Showing posts with label textbook. Show all posts
Showing posts with label textbook. Show all posts

Monday, January 21, 2013

Teaching Activities to Use in a Pinch


Activities to use in a pinch
Not every school day goes well—students learning and the teacher enjoying herself. Some days have been and will be quite challenging. I’ve been threatened and laughed at by students, splattered by water balloons, chewed out by parents, and criticized by administrators. Even during these difficult and frustrating times, I found balance with a satisfying teaching moment or successful lesson. Typically, I would engage in a few of my (students’) favorite things.

  • An informal assessment with “baseball”—I pick the kids and they pick the difficulty of the assessment question—a single, double, triple, or homerun. I run them around the class if they answer the question successfully.
  • With dramatic passion, partaking in a read aloud of a passage of primary source text.
  • A performance of a skit, created myself or purchased, on a historical topic.
  • The bubble: three or four students discuss a difficult subject while the rest of the class watches.
  • Students pairing-up to discuss or review a concept followed by a demanding Socratic seminar.
  • Illustrating a concept with a cartoon, earning extra credit if the work is funny.
  • Asking students to write a short (three-paragraph) story with the six vocabulary words we just learned
  • Providing feedback on whether a concept was learned through students self-reporting, using a Likert (one to five) scale.
  • Psychological demonstrations and experiments on memory, reinforcement and punishment, and perception.
  • Assigning poster presentations or PowerPoint presentations on controversial history and economics topics and biographical anecdotes.
  • Analyzing primary source documents such as political cartoons, photographs, short speeches, and editorials placed around the room.
  • Bringing in technology—making a video commercial of a concept, “publishing” a biography in Facebook format, and doing web searches.
Some of these activities are teacher-centered and some are student-centered. They all engage both student and teacher and usually succeed. Teachers may compose these activities themselves, copy and adopt colleagues’ activities, discover and implement lesson plans from trade magazines such as Social Education and American Educator, find lessons on various internet sites, buy lessons from publishers, and create lessons through a summer group devoted to that purpose such as Teaching American History (TAH).

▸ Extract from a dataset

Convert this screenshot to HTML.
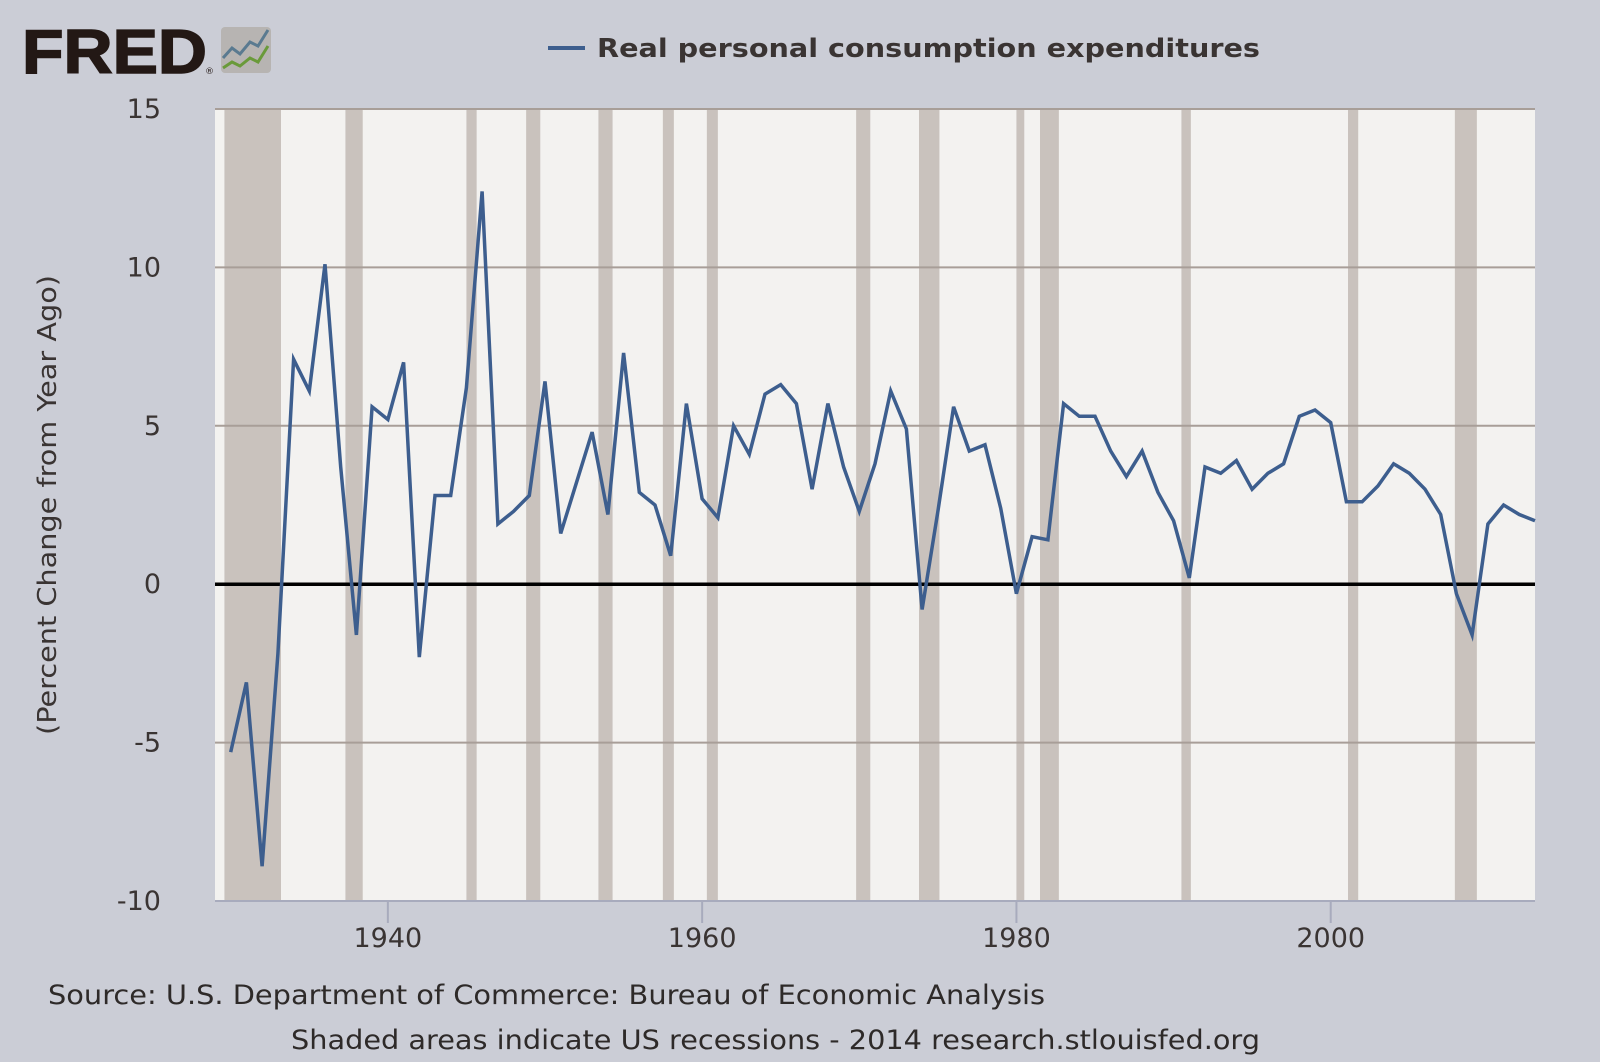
<!DOCTYPE html>
<html><head><meta charset="utf-8"><style>
html,body{margin:0;padding:0;background:#cbcdd6;}
svg{display:block;font-family:"DejaVu Sans","Liberation Sans",sans-serif;}
</style></head><body>
<svg id="chart" width="1600" height="1062" viewBox="0 0 1600 1062">
<rect width="1600" height="1062" fill="#cbcdd6"/>
<g>
<text x="22" y="73" font-family="Liberation Sans,sans-serif" font-weight="bold" font-size="62" fill="#231815" textLength="185" lengthAdjust="spacingAndGlyphs" stroke="#231815" stroke-width="1.5">FRED</text>
<text x="205" y="74" font-size="9" fill="#231815">®</text>
<rect x="221" y="27" width="50" height="46" rx="4" fill="#b7b4b2"/>
<polyline points="223,58 232,48 240,54 250,42 258,46 268,30" fill="none" stroke="#5a7a90" stroke-width="3"/>
<polyline points="223,68 232,62 240,66 250,58 258,62 268,46" fill="none" stroke="#6a9a3a" stroke-width="3"/>
</g>
<g>
<line x1="548" y1="48" x2="585" y2="48" stroke="#3d5e8e" stroke-width="4"/>
<text x="597" y="57" font-weight="bold" font-size="26" fill="#3a3433" textLength="663" lengthAdjust="spacingAndGlyphs">Real personal consumption expenditures</text>
</g>
<rect x="215" y="109" width="1320" height="792" fill="#f3f2f0"/>
<g id="recessions"></g>
<g id="grid"></g>
<g id="yticks"></g>
<g id="xticks"></g>
<line id="zero" x1="215" x2="1535" stroke="#000" stroke-width="3.5"/>
<path id="series" fill="none" stroke="#3d5e8e" stroke-width="3.5" stroke-linejoin="miter"/>
<text transform="translate(56,505) rotate(-90)" text-anchor="middle" font-size="26" fill="#3a3433" textLength="460" lengthAdjust="spacingAndGlyphs">(Percent Change from Year Ago)</text>
<text x="48" y="1004" font-size="27" fill="#2e2a29" textLength="997" lengthAdjust="spacingAndGlyphs">Source: U.S. Department of Commerce: Bureau of Economic Analysis</text>
<text x="291" y="1049" font-size="27" fill="#2e2a29" textLength="969" lengthAdjust="spacingAndGlyphs">Shaded areas indicate US recessions - 2014 research.stlouisfed.org</text>
</svg>
<script>
const years=[1930,1931,1932,1933,1934,1935,1936,1937,1938,1939,1940,1941,1942,1943,1944,1945,1946,1947,1948,1949,1950,1951,1952,1953,1954,1955,1956,1957,1958,1959,1960,1961,1962,1963,1964,1965,1966,1967,1968,1969,1970,1971,1972,1973,1974,1975,1976,1977,1978,1979,1980,1981,1982,1983,1984,1985,1986,1987,1988,1989,1990,1991,1992,1993,1994,1995,1996,1997,1998,1999,2000,2001,2002,2003,2004,2005,2006,2007,2008,2009,2010,2011,2012,2013];
const pceChange=[-5.3,-3.1,-8.9,-2.2,7.1,6.1,10.1,3.7,-1.6,5.6,5.2,7.0,-2.3,2.8,2.8,6.2,12.4,1.9,2.3,2.8,6.4,1.6,3.2,4.8,2.2,7.3,2.9,2.5,0.9,5.7,2.7,2.1,5.0,4.1,6.0,6.3,5.7,3.0,5.7,3.7,2.3,3.8,6.1,4.9,-0.8,2.3,5.6,4.2,4.4,2.4,-0.3,1.5,1.4,5.7,5.3,5.3,4.2,3.4,4.2,2.9,2.0,0.2,3.7,3.5,3.9,3.0,3.5,3.8,5.3,5.5,5.1,2.6,2.6,3.1,3.8,3.5,3.0,2.2,-0.3,-1.6,1.9,2.5,2.2,2.0];
const recessionStart=[1929.6,1937.3,1945.0,1948.8,1953.4,1957.5,1960.3,1969.8,1973.8,1980.0,1981.5,1990.5,2001.1,2007.9];
const recessionEnd=[1933.2,1938.4,1945.65,1949.7,1954.3,1958.2,1961.0,1970.7,1975.1,1980.5,1982.7,1991.1,2001.75,2009.3];
const yTicks=[15,10,5,-5,-10];
const yTickLabels=["15","10","5","-5","-10"];
const xTicks=[1940,1960,1980,2000];
const xTickLabels=["1940","1960","1980","2000"];

const X0=215,X1=1535,Y0=109,Y1=901,xMin=1929,xMax=2013,yMin=-10,yMax=15;
const xs=v=>X0+(v-xMin)/(xMax-xMin)*(X1-X0);
const ys=v=>Y1-(v-yMin)/(yMax-yMin)*(Y1-Y0);
const NS="http://www.w3.org/2000/svg";
function mk(tag,parent){const e=document.createElementNS(NS,tag);document.getElementById(parent).appendChild(e);return e;}

recessionStart.forEach((s,i)=>{
  const r=mk('rect','recessions');
  const a=Math.max(xs(s),X0), b=Math.min(xs(recessionEnd[i]),X1);
  r.setAttribute('x',a);r.setAttribute('y',Y0);r.setAttribute('width',b-a);r.setAttribute('height',Y1-Y0);
  r.setAttribute('fill','#c9c2bd');
  
  
});
yTicks.forEach((t,i)=>{
  const l=mk('line','grid');
  l.setAttribute('x1',X0);l.setAttribute('x2',X1);l.setAttribute('y1',ys(t));l.setAttribute('y2',ys(t));
  l.setAttribute('stroke',t===yMin?'#a8abbd':'#a89e98');l.setAttribute('stroke-width',2);
  
  
  const tx=mk('text','yticks');
  tx.setAttribute('x',161);tx.setAttribute('y',ys(t)+9);tx.setAttribute('text-anchor','end');
  tx.setAttribute('font-size','27');tx.setAttribute('fill','#3a3433');
  tx.textContent=yTickLabels[i];
  
  
});
{const tx=mk('text','yticks');tx.setAttribute('x',161);tx.setAttribute('y',ys(0)+9);tx.setAttribute('text-anchor','end');tx.setAttribute('font-size','27');tx.setAttribute('fill','#3a3433');tx.textContent='0';

}
xTicks.forEach((t,i)=>{
  const l=mk('line','xticks');
  l.setAttribute('x1',xs(t));l.setAttribute('x2',xs(t));l.setAttribute('y1',Y1);l.setAttribute('y2',Y1+22);
  l.setAttribute('stroke','#a8abbd');l.setAttribute('stroke-width',2);
  
  
  const tx=mk('text','xticks');
  tx.setAttribute('x',xs(t));tx.setAttribute('y',Y1+46);tx.setAttribute('text-anchor','middle');
  tx.setAttribute('font-size','27');tx.setAttribute('fill','#3a3433');
  tx.textContent=xTickLabels[i];
  
  
});
const z=document.getElementById('zero');z.setAttribute('y1',ys(0));z.setAttribute('y2',ys(0));
document.getElementById('series').setAttribute('d',years.map((y,i)=>(i?'L':'M')+xs(y).toFixed(1)+','+ys(pceChange[i]).toFixed(1)).join(''));
</script>
</body></html>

Too many teachers mindlessly use the textbook as their main teaching tool. I find three problems with this. First, the state standards and your department’s agreement on which ones are most critical and not the pages of the textbook should determine your curriculum. Second, many textbooks include topics that are not part of the state standards and do not include enough material on standards that may be more important. Third, students with poor literacy skills and those unable to steadily concentrate have trouble reading a dense textbook.

Sunday, July 8, 2012

How I Will Change My Teaching of a Low-Level History Class

Bloom's Taxonomy
Sophomore World History is a challenging class to teach at my high school. The best students are diverted into our AP program, leaving me three or four classes filled with many uninterested and unmotivated kids that have a history of behavioral problems. I taught four sections of these kids last year. Here are the harsh realities I observed working with this struggling population:
  • Half the students will do homework some of the time.
  • About one third will not complete ANY homework on time for the entire year.
  • Half the students hate reading and do not understand what they read
  • Half will take notes only if forced. Next to none will use notes to prepare for a test. (They prefer using the textbook, amazingly.)
  • The students are unwilling to do true group work. One student in the group would do the work and the rest would watch or be off task.
  • Activities such as skits and reenactments are only partially effective, because so many of the kids have too little background knowledge to understand the relevance of the activity.
I do convince a few students that history is interesting. I do help some students to enjoy reading, and I do get some students to take notes more effectively. However, too many students in these classes were not fully engaged by my methods last year. So I plan to do a few things differently.
  • I will assign fewer readings as homework. We will do almost all reading in the classroom.
  • Most lectures will be read-alouds of the textbook. Only after that will students be assigned an in-class reading of the same material.
  • I used a variation of Cornell notes last year. Few students benefited. This year we will learn by presenting the material and going over it with frequent informal formative assessments such as fast-paced in-class questions ("peppering").
  • I plan more summative assessments that include writing--short essay questions that ask for items high on Bloom's Taxonomy such as evaluating why one leader was better than another. These questions will be complex, so no two answers should be alike.
I hope these changes result in greater student engagement and achievement.

Postscript: January 7, 2012:  These changes have produced better though not radically improved grades. Additionally, I will examine the results of standardized testing, available in August.2013.